#### [What you should do]
Retype nothing but the lines from the start of the material up to and including the line with "Chart.register(...registerables);". Pictures don't belong in the copy.

#### [Dataset content]
──────────────────────────────

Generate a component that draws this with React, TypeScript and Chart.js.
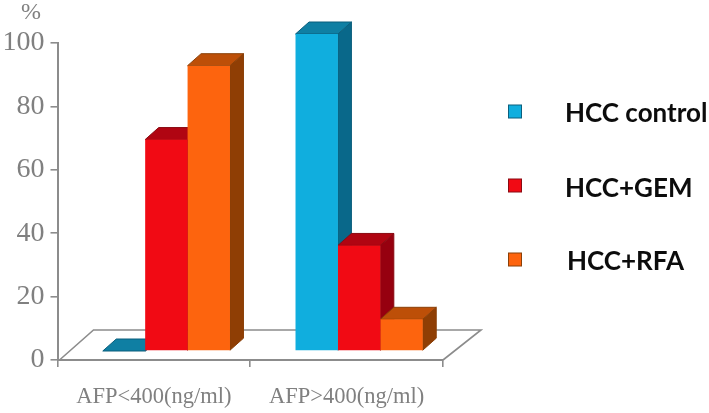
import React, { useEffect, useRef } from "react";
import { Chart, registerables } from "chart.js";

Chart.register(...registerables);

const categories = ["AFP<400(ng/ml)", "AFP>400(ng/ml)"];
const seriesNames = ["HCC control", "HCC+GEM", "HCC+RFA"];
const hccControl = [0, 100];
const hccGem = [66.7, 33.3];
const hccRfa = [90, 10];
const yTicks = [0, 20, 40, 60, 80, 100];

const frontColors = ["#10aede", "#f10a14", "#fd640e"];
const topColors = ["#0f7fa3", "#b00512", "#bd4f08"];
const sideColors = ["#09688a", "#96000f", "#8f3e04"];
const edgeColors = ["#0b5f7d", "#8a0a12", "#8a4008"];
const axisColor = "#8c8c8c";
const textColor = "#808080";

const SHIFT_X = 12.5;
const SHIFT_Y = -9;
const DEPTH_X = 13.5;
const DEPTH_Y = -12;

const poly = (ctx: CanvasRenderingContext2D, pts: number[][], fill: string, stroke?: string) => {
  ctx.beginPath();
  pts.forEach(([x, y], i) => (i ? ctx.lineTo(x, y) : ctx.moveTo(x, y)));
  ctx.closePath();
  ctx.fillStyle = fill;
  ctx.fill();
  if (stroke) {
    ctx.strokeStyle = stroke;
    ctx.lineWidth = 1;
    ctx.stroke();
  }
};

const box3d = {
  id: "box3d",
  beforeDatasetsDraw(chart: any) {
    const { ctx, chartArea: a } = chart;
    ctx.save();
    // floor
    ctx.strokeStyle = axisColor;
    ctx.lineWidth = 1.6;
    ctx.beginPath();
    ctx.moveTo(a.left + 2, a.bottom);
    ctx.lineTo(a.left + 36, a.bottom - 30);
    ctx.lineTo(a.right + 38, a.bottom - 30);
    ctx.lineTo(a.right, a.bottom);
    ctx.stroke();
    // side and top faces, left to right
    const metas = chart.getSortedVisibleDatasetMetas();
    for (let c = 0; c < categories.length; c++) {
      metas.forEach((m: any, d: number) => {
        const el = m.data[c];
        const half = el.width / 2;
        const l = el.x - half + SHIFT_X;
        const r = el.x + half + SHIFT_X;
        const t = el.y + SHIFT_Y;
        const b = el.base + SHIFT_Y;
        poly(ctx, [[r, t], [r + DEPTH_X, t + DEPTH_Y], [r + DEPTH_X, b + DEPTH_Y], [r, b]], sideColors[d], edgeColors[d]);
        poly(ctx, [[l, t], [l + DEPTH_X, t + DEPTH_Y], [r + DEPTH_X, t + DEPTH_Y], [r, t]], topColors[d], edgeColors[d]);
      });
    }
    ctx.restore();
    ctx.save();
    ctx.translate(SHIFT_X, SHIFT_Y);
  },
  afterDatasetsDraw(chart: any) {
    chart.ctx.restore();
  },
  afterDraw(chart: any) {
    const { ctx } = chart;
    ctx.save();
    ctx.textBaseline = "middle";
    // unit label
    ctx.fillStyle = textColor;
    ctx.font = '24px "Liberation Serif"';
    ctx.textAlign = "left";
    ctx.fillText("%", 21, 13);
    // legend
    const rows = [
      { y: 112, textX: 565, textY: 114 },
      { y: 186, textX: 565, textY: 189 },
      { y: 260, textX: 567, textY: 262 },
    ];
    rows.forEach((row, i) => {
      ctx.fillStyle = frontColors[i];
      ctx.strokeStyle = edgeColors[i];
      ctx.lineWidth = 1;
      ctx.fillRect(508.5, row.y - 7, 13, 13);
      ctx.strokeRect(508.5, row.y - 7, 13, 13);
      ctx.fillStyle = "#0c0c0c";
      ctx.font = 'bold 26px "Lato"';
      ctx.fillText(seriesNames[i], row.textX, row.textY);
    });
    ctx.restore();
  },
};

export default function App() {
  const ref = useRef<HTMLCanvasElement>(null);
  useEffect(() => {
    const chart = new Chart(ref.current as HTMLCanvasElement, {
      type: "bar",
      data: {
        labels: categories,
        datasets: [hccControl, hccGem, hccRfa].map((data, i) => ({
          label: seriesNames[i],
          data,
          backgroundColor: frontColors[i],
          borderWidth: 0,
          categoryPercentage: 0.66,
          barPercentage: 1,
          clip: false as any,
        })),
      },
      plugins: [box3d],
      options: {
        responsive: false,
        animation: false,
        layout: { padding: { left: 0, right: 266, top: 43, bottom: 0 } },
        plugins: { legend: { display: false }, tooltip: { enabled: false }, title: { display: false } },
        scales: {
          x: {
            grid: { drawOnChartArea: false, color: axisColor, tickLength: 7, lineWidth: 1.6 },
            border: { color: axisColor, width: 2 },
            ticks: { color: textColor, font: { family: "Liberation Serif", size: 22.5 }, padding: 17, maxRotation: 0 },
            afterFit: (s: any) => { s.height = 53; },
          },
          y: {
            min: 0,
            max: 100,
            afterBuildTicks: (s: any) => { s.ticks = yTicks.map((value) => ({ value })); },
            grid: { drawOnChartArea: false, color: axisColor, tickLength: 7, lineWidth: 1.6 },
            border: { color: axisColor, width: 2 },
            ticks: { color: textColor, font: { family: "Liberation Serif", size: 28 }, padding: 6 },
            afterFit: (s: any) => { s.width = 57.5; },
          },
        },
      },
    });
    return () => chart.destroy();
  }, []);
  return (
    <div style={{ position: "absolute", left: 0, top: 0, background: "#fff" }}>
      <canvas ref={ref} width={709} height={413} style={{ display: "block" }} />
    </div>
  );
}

──────────────────────────────

#### [Exercise solution]
Generate a component that draws this with React, TypeScript and Chart.js.
import React, { useEffect, useRef } from "react";
import { Chart, registerables } from "chart.js";

Chart.register(...registerables);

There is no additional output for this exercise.